Print exactly those lines that run from the beginning of the data to the line bearing "[11.14, 10.94, 11.33]];", inclusive.

*Information supplied*:
____________________
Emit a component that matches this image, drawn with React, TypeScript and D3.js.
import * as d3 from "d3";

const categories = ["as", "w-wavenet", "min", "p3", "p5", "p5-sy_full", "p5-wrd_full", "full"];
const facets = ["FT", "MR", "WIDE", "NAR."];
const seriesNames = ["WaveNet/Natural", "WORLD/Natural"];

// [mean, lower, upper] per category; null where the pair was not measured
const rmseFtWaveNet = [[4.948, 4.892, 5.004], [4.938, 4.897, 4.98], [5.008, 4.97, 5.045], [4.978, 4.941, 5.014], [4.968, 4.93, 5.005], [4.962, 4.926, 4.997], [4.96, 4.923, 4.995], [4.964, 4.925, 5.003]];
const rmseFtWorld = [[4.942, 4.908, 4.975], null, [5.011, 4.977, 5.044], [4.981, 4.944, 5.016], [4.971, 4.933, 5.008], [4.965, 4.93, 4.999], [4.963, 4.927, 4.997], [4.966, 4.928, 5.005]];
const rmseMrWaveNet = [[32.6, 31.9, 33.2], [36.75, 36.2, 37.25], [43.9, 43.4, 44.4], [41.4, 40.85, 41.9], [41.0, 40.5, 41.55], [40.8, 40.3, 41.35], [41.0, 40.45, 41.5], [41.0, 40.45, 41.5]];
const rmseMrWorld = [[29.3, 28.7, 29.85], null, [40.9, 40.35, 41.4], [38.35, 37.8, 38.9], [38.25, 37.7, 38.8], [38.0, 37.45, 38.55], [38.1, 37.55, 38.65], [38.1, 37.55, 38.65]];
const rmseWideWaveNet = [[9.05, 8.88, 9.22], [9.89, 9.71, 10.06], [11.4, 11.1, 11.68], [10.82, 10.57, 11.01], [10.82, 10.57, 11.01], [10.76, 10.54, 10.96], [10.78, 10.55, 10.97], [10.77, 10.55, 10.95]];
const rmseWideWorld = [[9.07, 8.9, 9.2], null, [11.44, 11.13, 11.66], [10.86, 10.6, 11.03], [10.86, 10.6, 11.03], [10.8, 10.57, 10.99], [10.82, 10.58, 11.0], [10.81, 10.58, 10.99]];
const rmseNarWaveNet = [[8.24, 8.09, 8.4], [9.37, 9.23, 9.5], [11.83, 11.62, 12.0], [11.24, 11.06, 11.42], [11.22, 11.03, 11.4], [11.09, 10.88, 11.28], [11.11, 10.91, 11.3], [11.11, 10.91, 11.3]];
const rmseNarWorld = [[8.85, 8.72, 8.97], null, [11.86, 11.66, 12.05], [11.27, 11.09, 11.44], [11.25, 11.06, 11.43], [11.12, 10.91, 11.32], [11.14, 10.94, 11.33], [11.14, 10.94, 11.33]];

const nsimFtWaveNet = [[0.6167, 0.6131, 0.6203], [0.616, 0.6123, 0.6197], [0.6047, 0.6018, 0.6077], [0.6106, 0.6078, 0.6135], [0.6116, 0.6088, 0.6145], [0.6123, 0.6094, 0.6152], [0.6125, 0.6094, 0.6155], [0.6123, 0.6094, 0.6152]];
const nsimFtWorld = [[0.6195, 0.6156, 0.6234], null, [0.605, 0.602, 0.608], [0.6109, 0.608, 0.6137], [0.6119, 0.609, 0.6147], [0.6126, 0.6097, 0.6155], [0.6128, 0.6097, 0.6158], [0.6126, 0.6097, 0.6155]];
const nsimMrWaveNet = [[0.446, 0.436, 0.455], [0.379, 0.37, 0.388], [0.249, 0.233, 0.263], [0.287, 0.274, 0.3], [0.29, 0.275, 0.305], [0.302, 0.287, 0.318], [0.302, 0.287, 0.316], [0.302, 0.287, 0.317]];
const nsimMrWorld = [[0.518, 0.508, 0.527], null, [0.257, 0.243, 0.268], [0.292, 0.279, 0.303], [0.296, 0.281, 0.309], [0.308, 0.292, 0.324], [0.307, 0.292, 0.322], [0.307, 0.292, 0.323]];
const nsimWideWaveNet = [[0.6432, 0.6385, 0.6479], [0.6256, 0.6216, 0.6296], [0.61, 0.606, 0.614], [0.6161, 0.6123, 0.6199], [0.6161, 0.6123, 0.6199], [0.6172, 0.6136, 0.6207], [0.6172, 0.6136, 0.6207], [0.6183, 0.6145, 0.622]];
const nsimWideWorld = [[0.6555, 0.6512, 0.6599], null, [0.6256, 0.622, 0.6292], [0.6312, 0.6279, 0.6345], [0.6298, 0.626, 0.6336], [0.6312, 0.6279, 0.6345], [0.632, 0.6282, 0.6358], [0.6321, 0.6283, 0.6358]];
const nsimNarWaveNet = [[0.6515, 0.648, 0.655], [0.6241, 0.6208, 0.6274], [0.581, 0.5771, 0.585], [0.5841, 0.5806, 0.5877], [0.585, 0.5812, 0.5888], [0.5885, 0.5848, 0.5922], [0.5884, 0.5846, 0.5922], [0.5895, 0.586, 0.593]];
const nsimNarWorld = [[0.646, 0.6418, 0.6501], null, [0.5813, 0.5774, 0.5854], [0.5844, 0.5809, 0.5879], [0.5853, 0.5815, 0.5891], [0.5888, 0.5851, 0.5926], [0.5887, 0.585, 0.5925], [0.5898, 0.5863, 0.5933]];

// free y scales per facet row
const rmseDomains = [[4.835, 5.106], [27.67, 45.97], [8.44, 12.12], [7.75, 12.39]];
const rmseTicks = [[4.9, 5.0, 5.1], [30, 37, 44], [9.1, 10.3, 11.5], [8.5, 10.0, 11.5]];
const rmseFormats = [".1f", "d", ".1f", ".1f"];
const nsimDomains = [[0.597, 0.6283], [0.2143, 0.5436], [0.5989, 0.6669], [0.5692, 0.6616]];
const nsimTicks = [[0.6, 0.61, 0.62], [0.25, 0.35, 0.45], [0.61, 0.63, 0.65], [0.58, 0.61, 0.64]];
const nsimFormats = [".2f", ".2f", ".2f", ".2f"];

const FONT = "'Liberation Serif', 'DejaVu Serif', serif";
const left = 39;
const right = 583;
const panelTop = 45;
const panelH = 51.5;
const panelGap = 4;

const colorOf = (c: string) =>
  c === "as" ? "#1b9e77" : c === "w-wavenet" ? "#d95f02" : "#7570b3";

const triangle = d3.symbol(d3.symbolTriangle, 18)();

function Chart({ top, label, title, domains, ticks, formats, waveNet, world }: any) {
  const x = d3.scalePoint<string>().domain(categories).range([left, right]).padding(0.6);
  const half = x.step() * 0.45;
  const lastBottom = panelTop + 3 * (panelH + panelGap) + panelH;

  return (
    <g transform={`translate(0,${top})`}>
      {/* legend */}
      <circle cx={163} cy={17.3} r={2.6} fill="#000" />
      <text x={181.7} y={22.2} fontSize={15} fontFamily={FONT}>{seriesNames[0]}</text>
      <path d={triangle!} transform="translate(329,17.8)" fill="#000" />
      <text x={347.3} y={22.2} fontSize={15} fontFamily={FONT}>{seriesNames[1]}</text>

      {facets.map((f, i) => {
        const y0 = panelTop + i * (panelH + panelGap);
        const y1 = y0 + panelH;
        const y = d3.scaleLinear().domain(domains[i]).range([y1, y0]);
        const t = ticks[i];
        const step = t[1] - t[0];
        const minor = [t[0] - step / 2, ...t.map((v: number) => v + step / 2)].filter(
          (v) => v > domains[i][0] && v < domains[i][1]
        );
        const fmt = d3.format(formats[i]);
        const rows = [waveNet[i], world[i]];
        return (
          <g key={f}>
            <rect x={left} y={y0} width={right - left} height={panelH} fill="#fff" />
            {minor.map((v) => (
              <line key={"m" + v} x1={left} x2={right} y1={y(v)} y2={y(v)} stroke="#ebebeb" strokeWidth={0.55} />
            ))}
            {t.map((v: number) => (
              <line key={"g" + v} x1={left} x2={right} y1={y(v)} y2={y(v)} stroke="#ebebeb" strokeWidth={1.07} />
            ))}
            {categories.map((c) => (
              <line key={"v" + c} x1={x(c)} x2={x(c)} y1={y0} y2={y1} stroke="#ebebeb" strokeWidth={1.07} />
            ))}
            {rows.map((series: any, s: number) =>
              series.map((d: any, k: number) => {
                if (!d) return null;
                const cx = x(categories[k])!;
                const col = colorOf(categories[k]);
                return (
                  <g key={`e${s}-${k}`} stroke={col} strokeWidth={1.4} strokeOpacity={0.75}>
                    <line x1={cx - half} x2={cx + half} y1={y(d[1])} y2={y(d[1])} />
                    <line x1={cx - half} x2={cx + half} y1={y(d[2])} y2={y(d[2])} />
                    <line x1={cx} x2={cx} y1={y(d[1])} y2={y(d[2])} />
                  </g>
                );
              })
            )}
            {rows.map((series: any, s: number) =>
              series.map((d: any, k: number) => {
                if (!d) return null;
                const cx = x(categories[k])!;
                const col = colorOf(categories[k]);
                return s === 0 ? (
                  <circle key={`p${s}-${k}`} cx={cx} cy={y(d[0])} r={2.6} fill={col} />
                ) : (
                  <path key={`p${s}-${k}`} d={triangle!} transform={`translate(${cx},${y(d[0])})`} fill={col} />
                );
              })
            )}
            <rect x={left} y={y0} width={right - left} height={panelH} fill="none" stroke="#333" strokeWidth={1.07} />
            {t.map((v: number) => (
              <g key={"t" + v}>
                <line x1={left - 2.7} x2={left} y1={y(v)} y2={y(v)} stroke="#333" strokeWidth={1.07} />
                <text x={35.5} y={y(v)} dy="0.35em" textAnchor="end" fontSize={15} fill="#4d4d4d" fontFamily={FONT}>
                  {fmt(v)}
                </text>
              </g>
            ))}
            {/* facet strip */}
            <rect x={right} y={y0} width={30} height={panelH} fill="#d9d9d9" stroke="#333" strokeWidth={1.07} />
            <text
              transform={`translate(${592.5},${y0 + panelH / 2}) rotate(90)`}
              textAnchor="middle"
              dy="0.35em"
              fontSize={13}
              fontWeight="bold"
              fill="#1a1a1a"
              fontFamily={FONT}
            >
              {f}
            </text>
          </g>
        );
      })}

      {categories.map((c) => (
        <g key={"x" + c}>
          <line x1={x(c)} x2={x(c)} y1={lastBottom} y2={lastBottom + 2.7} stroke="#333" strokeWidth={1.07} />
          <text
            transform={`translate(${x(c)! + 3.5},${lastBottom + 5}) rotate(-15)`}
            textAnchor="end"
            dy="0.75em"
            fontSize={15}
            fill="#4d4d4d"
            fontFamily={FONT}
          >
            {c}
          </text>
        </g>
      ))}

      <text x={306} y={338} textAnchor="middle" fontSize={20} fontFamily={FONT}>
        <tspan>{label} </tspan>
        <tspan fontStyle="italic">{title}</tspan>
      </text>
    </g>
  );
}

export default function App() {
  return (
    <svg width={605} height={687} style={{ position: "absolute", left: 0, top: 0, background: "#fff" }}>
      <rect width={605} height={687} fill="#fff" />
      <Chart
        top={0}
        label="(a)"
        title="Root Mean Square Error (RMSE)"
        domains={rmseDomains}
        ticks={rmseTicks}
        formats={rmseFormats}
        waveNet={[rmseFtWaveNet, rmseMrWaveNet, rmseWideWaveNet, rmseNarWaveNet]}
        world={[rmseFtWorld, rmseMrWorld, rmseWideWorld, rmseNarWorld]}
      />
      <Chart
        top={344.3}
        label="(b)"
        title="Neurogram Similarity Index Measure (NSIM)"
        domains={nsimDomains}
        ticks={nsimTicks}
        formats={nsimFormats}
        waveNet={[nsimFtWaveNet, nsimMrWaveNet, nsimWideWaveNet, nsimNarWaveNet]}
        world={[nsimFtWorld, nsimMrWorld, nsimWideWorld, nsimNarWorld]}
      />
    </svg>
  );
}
____________________
*Result for this task*:
Emit a component that matches this image, drawn with React, TypeScript and D3.js.
import * as d3 from "d3";

const categories = ["as", "w-wavenet", "min", "p3", "p5", "p5-sy_full", "p5-wrd_full", "full"];
const facets = ["FT", "MR", "WIDE", "NAR."];
const seriesNames = ["WaveNet/Natural", "WORLD/Natural"];

// [mean, lower, upper] per category; null where the pair was not measured
const rmseFtWaveNet = [[4.948, 4.892, 5.004], [4.938, 4.897, 4.98], [5.008, 4.97, 5.045], [4.978, 4.941, 5.014], [4.968, 4.93, 5.005], [4.962, 4.926, 4.997], [4.96, 4.923, 4.995], [4.964, 4.925, 5.003]];
const rmseFtWorld = [[4.942, 4.908, 4.975], null, [5.011, 4.977, 5.044], [4.981, 4.944, 5.016], [4.971, 4.933, 5.008], [4.965, 4.93, 4.999], [4.963, 4.927, 4.997], [4.966, 4.928, 5.005]];
const rmseMrWaveNet = [[32.6, 31.9, 33.2], [36.75, 36.2, 37.25], [43.9, 43.4, 44.4], [41.4, 40.85, 41.9], [41.0, 40.5, 41.55], [40.8, 40.3, 41.35], [41.0, 40.45, 41.5], [41.0, 40.45, 41.5]];
const rmseMrWorld = [[29.3, 28.7, 29.85], null, [40.9, 40.35, 41.4], [38.35, 37.8, 38.9], [38.25, 37.7, 38.8], [38.0, 37.45, 38.55], [38.1, 37.55, 38.65], [38.1, 37.55, 38.65]];
const rmseWideWaveNet = [[9.05, 8.88, 9.22], [9.89, 9.71, 10.06], [11.4, 11.1, 11.68], [10.82, 10.57, 11.01], [10.82, 10.57, 11.01], [10.76, 10.54, 10.96], [10.78, 10.55, 10.97], [10.77, 10.55, 10.95]];
const rmseWideWorld = [[9.07, 8.9, 9.2], null, [11.44, 11.13, 11.66], [10.86, 10.6, 11.03], [10.86, 10.6, 11.03], [10.8, 10.57, 10.99], [10.82, 10.58, 11.0], [10.81, 10.58, 10.99]];
const rmseNarWaveNet = [[8.24, 8.09, 8.4], [9.37, 9.23, 9.5], [11.83, 11.62, 12.0], [11.24, 11.06, 11.42], [11.22, 11.03, 11.4], [11.09, 10.88, 11.28], [11.11, 10.91, 11.3], [11.11, 10.91, 11.3]];
const rmseNarWorld = [[8.85, 8.72, 8.97], null, [11.86, 11.66, 12.05], [11.27, 11.09, 11.44], [11.25, 11.06, 11.43], [11.12, 10.91, 11.32], [11.14, 10.94, 11.33], [11.14, 10.94, 11.33]];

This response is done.